Citaré al antropólogo brasileño Roberto Da Matta para exponer una de las teorías más seductoras que he escuchado sobre las causas que vuelven atractivo al futbol: el terreno de juego es un espacio donde impera la ley y se consigue el orden que toda sociedad anhela. De alguna forma, la conciencia colectiva se siente atraída hacia un espacio que no se le parece a ningún otro, pues todos los que ahí interactúan son iguales y deben estar sometidos a la normatividad que los empareja, sin privilegios.
Al que obra bien, se le premia con gol, y al que incurre en una falta, se le sanciona. Como dice Mario Vargas Llosa, al abundar sobre los postulados de Da Matta, la pasión que manifiesta el pueblo hacia el juego es, simbólicamente, una ambición profunda y añorada, ajena a la realidad, de encontrar una sociedad igualitaria en la que impere la justicia dentro del rectángulo donde se dirimen los partidos.
Soy de los que le encuentran al juego una explicación mucho más compleja que la de quienes lo miran con desdén, al tildarlo de esparcimiento menor de gente sin capacidad de abstracción, que siguen idiotizados a un montón de tipos semidesnudos que persiguen un balón, y los contemplan desde la tribuna o en el sillón de la casa, embruteciéndose con cerveza. Para mi el futbol es una actividad atlética que se relaciona mucho con la plástica, por la belleza que puede encontrarse en un vals desordenado de deportistas que, pueden sincronizarse, en un número infinito de combinaciones, para hacer obtener una meta común. Reto a cualquier detractor del balón a que le encuentre una mancha a esa pintura renacentista que es el gol de volea, de Marco Van Basten ante la URSS, en Múnich, en la Final de la Euro 88. Pero también le encuentro un sentido social mucho más profundo, como lo han expuesto repetidamente los estudiosos, que señalan que el futbol es un territorio en el que la colectividad construye una realidad en base al orden solidario y al esfuerzo de equipo. Vargas Llosa, citado de nuevo, aventura una tesis que puede ser fácilmente corroborada: en el futbol latino se impone el juego individual y la picardía del delantero, a diferencia del juego europeo, donde triunfa el trabajo orquestado de todos, como lo demuestra Alemania, que carece de gambeteros espectaculares, pero que está lleno de hombres orquesta que se juntan para depositar la redonda en la cabaña enemiga, con insólita precisión.

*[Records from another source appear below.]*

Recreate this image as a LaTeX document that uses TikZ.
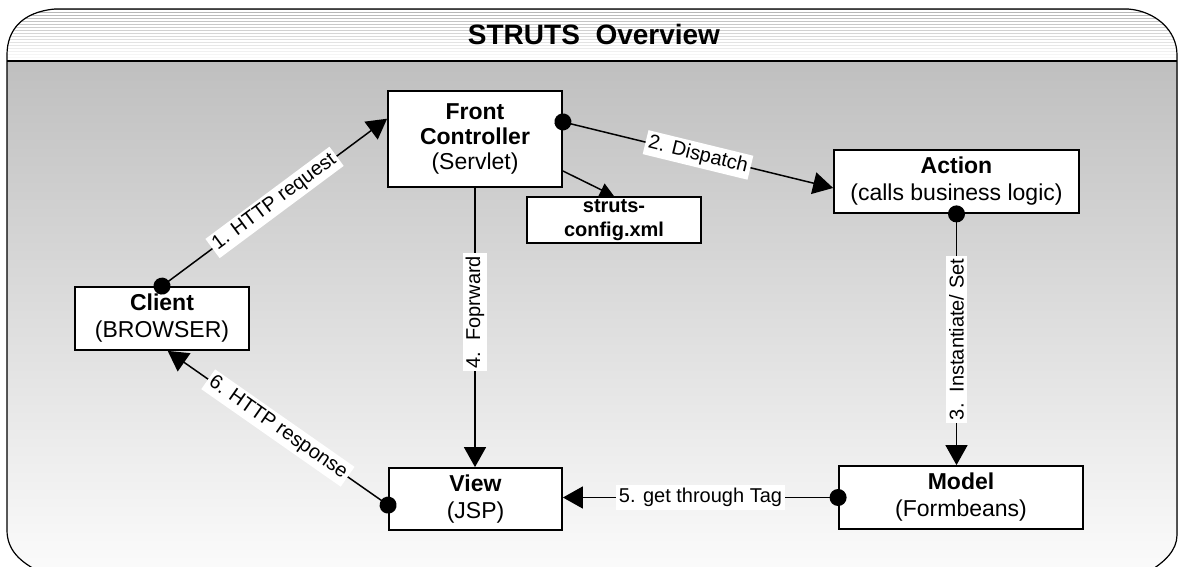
\documentclass[tikz,border=0pt]{standalone}
\usepackage{fontspec}
\setmainfont{Liberation Sans}
\usepackage{tikz}
\usetikzlibrary{positioning, arrows.meta, calc}

\newcommand{\strutsframe}{(7,55) .. controls (7,30) and (22,12) .. (55,9) -- (1128,9)
  .. controls (1155,11) and (1177,30) .. (1177,55) -- (1177,535)
  .. controls (1177,550) and (1165,562) .. (1148,572) -- (40,572)
  .. controls (20,562) and (7,550) .. (7,530) -- cycle}

\begin{document}
\begin{tikzpicture}[x=0.5pt, y=-0.5pt,
  box/.style={
    rectangle, draw, fill=white, line width=0.9pt, align=center, inner sep=1pt,
    font=\fontsize{11.5}{13.5}\selectfont
  },
  lbl/.style={fill=white, inner sep=1.5pt, font=\fontsize{10}{12}\selectfont},
  flow/.style={{Circle[length=8.5pt]}-{Triangle[length=10pt, width=11pt]},
    shorten <=-4.25pt, line width=0.75pt},
  plain/.style={-{Triangle[length=10pt, width=11pt]}, line width=0.75pt}]
\useasboundingbox (0,0) rectangle (1178,567);
\begin{scope}
\clip \strutsframe;
\fill[top color=gray!60, bottom color=white] (0,9) rectangle (1178,61);
\foreach \s in {0,...,16}
  \draw[white, line width=0.7pt] (0,{11+3*\s}) -- (1178,{11+3*\s});
\fill[top color=gray!50, bottom color=gray!3] (0,61) rectangle (1178,572);
\end{scope}
\draw[line width=0.6pt] \strutsframe;
\draw[line width=1pt] (7,61) -- (1177,61);
\node[font=\fontsize{14}{16}\selectfont\bfseries] (title) at (594,34) {STRUTS\ \ Overview};

\node[box, minimum width=87pt, minimum height=48pt, font=\fontsize{11.5}{12.5}\selectfont] (fc) at (475,139)
  {\textbf{Front}\\\textbf{Controller}\\(Servlet)};
\node[box, minimum width=87pt, minimum height=23pt, font=\fontsize{10}{12}\selectfont\bfseries] (cfg) at (614,220)
  {struts-\\config.xml};
\node[box, minimum width=122.5pt, minimum height=31.5pt] (action) at (956.5,181.5)
  {\textbf{Action}\\(calls business logic)};
\node[box, minimum width=87pt, minimum height=31.5pt] (client) at (162,318.5)
  {\textbf{Client}\\(BROWSER)};
\node[box, minimum width=86.5pt, minimum height=31pt] (view) at (475.5,499)
  {\textbf{View}\\(JSP)};
\node[box, minimum width=122pt, minimum height=31.5pt] (model) at (961,497.5)
  {\textbf{Model}\\(Formbeans)};

\draw[flow] (client.north) -- node[lbl, sloped] {1. HTTP request} (fc.167);
\draw[flow] (fc.11) -- node[lbl, sloped] {2. Dispatch} (action.183);
\draw[-{Triangle[length=7pt, width=7pt]}, line width=0.75pt] (fc.-20) -- (cfg.north);
\draw[flow] (action.south) -- node[lbl, rotate=90] {3.\ \ Instantiate/ Set} (action.south |- model.north);
\draw[plain] (fc.south) -- node[lbl, rotate=90, pos=0.445] {4.\ \ Foprward} (fc.south |- view.north);
\draw[flow] (model.west) -- node[lbl] {5. get through Tag} (model.west -| view.east);
\draw[flow] (view.184) -- node[lbl, sloped] {6. HTTP response} (client.-80);
\end{tikzpicture}
\end{document}
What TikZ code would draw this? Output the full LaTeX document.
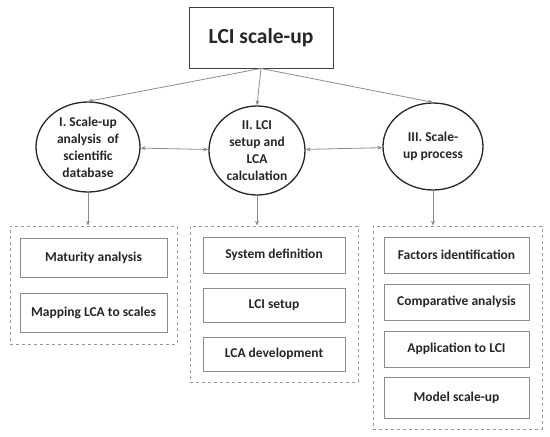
\documentclass[tikz,border=0pt]{standalone}
\usepackage{fontspec}
\setmainfont{Carlito}
\usetikzlibrary{arrows.meta, shapes.geometric}

\begin{document}
\begin{tikzpicture}[
  x=1pt, y=-1pt,
  every node/.style={font=\bfseries\fontsize{13.5}{17}\selectfont, text=black!85},
  title/.style={draw=black!75, line width=0.9pt, minimum width=144pt, minimum height=61pt, font=\bfseries\fontsize{21.5}{25}\selectfont},
  phase/.style={ellipse, draw=black!85, line width=1.3pt, inner sep=0pt, align=center},
  group/.style={draw=black!40, dashed, line width=0.6pt},
  task/.style={draw=black!45, line width=0.7pt, inner sep=0pt},
  link/.style={draw=black!45, line width=0.8pt, -{Stealth[length=5pt, width=4pt]}},
  both/.style={draw=black!45, line width=0.8pt, {Stealth[length=5pt, width=4pt]}-{Stealth[length=5pt, width=4pt]}}
]
\useasboundingbox (0,0) rectangle (550,437);

% Top
\node[title] (top) at (261,37.5) {LCI scale-up};

% Phases
\node[phase, minimum width=104pt, minimum height=90pt] (p1) at (88,147) {I. Scale-up\\analysis\ \ of\\scientific\\database};
\node[phase, minimum width=96pt, minimum height=89pt] (p2) at (257,150.5) {II. LCI\\setup and\\LCA\\calculation};
\node[phase, minimum width=100pt, minimum height=87pt] (p3) at (433,146.5) {III. Scale-\\up process};

% Groups
\node[group, minimum width=167pt, minimum height=118pt] (g1) at (93.5,285) {};
\node[group, minimum width=168pt, minimum height=156pt] (g2) at (274,304) {};
\node[group, minimum width=169pt, minimum height=203pt] (g3) at (457.5,327.5) {};

% Tasks of phase I
\node[task, minimum width=147pt, minimum height=39pt] (t11) at (93.5,257.5) {Maturity analysis};
\node[task, minimum width=147pt, minimum height=39pt] (t12) at (93.5,312.5) {Mapping LCA to scales};

% Tasks of phase II
\node[task, minimum width=142pt, minimum height=36pt] (t21) at (274,255) {System definition};
\node[task, minimum width=142pt, minimum height=34pt] (t22) at (274,305) {LCI setup};
\node[task, minimum width=142pt, minimum height=34pt] (t23) at (274,354) {LCA development};

% Tasks of phase III
\node[task, minimum width=145pt, minimum height=36pt] (t31) at (456.5,255) {Factors identification};
\node[task, minimum width=145pt, minimum height=36pt] (t32) at (456.5,302) {Comparative analysis};
\node[task, minimum width=145pt, minimum height=36pt] (t33) at (456.5,349) {Application to LCI};
\node[task, minimum width=145pt, minimum height=41pt] (t34) at (456.5,397.5) {Model scale-up};

% Top to phases
\draw[link] (top.south) -- (p1.north);
\draw[link] (top.south) -- (p2.north);
\draw[link] (top.south) -- (p3.north);

% Between phases
\draw[both] (p1) -- (p2);
\draw[both] (p2) -- (p3);

% Phases to groups
\draw[link] (p1.south) -- (p1.south |- g1.north);
\draw[link] (p2.south) -- (p2.south |- g2.north);
\draw[link] (p3.south) -- (p3.south |- g3.north);

\end{tikzpicture}
\end{document}
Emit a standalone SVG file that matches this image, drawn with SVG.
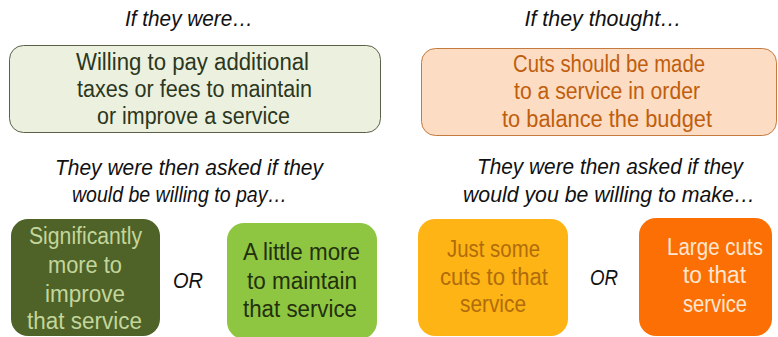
<svg xmlns="http://www.w3.org/2000/svg" width="778" height="337" viewBox="0 0 778 337">
<style>
.body{font-family:"Liberation Sans",Arial,sans-serif;font-size:23px;text-anchor:middle}
.it{font-family:"Liberation Sans",Arial,sans-serif;font-size:22px;font-style:italic;text-anchor:middle;fill:#111}
</style>
<rect width="778" height="337" fill="#ffffff"/>
<g id="heading-left"><text class="it" x="189" y="26" textLength="128" lengthAdjust="spacingAndGlyphs">If they were…</text></g>
<g id="heading-right"><text class="it" x="603" y="26" textLength="157" lengthAdjust="spacingAndGlyphs">If they thought…</text></g>
<g id="node-willing">
<rect x="9.5" y="45.5" width="371" height="87" rx="14" fill="#ebf1de" stroke="#5a6148" stroke-width="1"/>
<text class="body" fill="#2c3620" x="192.5" y="70" textLength="233" lengthAdjust="spacingAndGlyphs">Willing to pay additional</text>
<text class="body" fill="#2c3620" x="194.5" y="97" textLength="235" lengthAdjust="spacingAndGlyphs">taxes or fees to maintain</text>
<text class="body" fill="#2c3620" x="193.5" y="124" textLength="193" lengthAdjust="spacingAndGlyphs">or improve a service</text>
</g>
<g id="node-cuts">
<rect x="421.5" y="48.5" width="355" height="87" rx="14" fill="#fcdcc2" stroke="#c57a3e" stroke-width="1"/>
<text class="body" fill="#bf5e0e" x="609" y="72" textLength="192" lengthAdjust="spacingAndGlyphs">Cuts should be made</text>
<text class="body" fill="#bf5e0e" x="607" y="99" textLength="186" lengthAdjust="spacingAndGlyphs">to a service in order</text>
<text class="body" fill="#bf5e0e" x="607" y="127" textLength="210" lengthAdjust="spacingAndGlyphs">to balance the budget</text>
</g>
<g id="question-left">
<text class="it" x="189" y="175" textLength="268" lengthAdjust="spacingAndGlyphs">They were then asked if they</text>
<text class="it" x="179.5" y="202" textLength="215" lengthAdjust="spacingAndGlyphs">would be willing to pay…</text>
</g>
<g id="question-right">
<text class="it" x="610" y="174" textLength="266" lengthAdjust="spacingAndGlyphs">They were then asked if they</text>
<text class="it" x="609" y="202" textLength="292" lengthAdjust="spacingAndGlyphs">would you be willing to make…</text>
</g>
<g id="node-significantly">
<rect x="11" y="219" width="149" height="117" rx="17" fill="#4f6228"/>
<text class="body" fill="#c3d69b" x="85.5" y="244" textLength="113" lengthAdjust="spacingAndGlyphs">Significantly</text>
<text class="body" fill="#c3d69b" x="85" y="273" textLength="74" lengthAdjust="spacingAndGlyphs">more to</text>
<text class="body" fill="#c3d69b" x="85" y="302" textLength="80" lengthAdjust="spacingAndGlyphs">improve</text>
<text class="body" fill="#c3d69b" x="84.5" y="329" textLength="115" lengthAdjust="spacingAndGlyphs">that service</text>
</g>
<g id="or-left"><text class="it" x="188" y="288" textLength="30" lengthAdjust="spacingAndGlyphs">OR</text></g>
<g id="node-little">
<rect x="227" y="223" width="150" height="116" rx="17" fill="#8fc641"/>
<text class="body" fill="#22300e" x="301.5" y="260" textLength="117" lengthAdjust="spacingAndGlyphs">A little more</text>
<text class="body" fill="#22300e" x="302" y="289" textLength="110" lengthAdjust="spacingAndGlyphs">to maintain</text>
<text class="body" fill="#22300e" x="300" y="317" textLength="114" lengthAdjust="spacingAndGlyphs">that service</text>
</g>
<g id="node-some">
<rect x="418" y="219" width="150" height="117" rx="17" fill="#fdb414"/>
<text class="body" fill="#b06c0c" x="493.5" y="257" textLength="93" lengthAdjust="spacingAndGlyphs">Just some</text>
<text class="body" fill="#b06c0c" x="494" y="285" textLength="108" lengthAdjust="spacingAndGlyphs">cuts to that</text>
<text class="body" fill="#b06c0c" x="493" y="312" textLength="66" lengthAdjust="spacingAndGlyphs">service</text>
</g>
<g id="or-right"><text class="it" x="604" y="285" textLength="28" lengthAdjust="spacingAndGlyphs">OR</text></g>
<g id="node-large">
<rect x="639" y="218" width="133" height="118" rx="17" fill="#fc6f05"/>
<text class="body" fill="#fde7d2" x="715" y="255" textLength="96" lengthAdjust="spacingAndGlyphs">Large cuts</text>
<text class="body" fill="#fde7d2" x="714.5" y="283" textLength="63" lengthAdjust="spacingAndGlyphs">to that</text>
<text class="body" fill="#fde7d2" x="715" y="312" textLength="64" lengthAdjust="spacingAndGlyphs">service</text>
</g>
<g id="connectors"></g>
</svg>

A más dictadura, mejor futbol, sentencian los clásicos. Los cracks surgen en tierras de tiranos. Parece que una aspiración popular es la de la liberación, que puede conseguirse a través de la práctica del balompié. Es ahí, en esa parcela de césped, o en ese llano pedregoso, donde el individuo es libre. Mientras rueda la pelota, el adulto se vuelve un chiquillo feliz y enjundioso, un niño que se esmera por alcanzar una meta y superar al rival. Hombres circunspectos que durante la semana visten trajes y dan ordenes formales en la oficina, tienen permiso social para convertirse en ese jugador feroz y gritón, que salta, rueda, y pierde la figura reclamándole al árbitro una decisión que ha tomado o que festeja un gol, saltando con alegría desaforada.
Hay quien dice, también, que el futbol es un eco de nuestra naturaleza cazadora de neandertal. Una reverberación evolutiva, que llega de milenios atrás, llama al jugador a perseguir el balón como quien sale a la caza del elefante y lo acosa, hasta encajonarlo y reducirlo. La pelota es como el antílope que debe ser atrapado por los arqueros de la tribu, en un esfuerzo que debe ser de varios, para obtener una meta. Asaeteando al gamo se consigue el gol.
Y, por supuesto, el goce de jugar futbol es incomparable. Por lo general, los que son fanáticos impetuosos son los que alguna vez estuvieron en una cancha y saben el placer inmenso que es recibir la pelota, controlarla y pasarla al compañero. Ni qué decir de tirar a puerta.
No se trata de convencer a nadie. Solo digo que al que no le gusta el futbol, se lo pierde.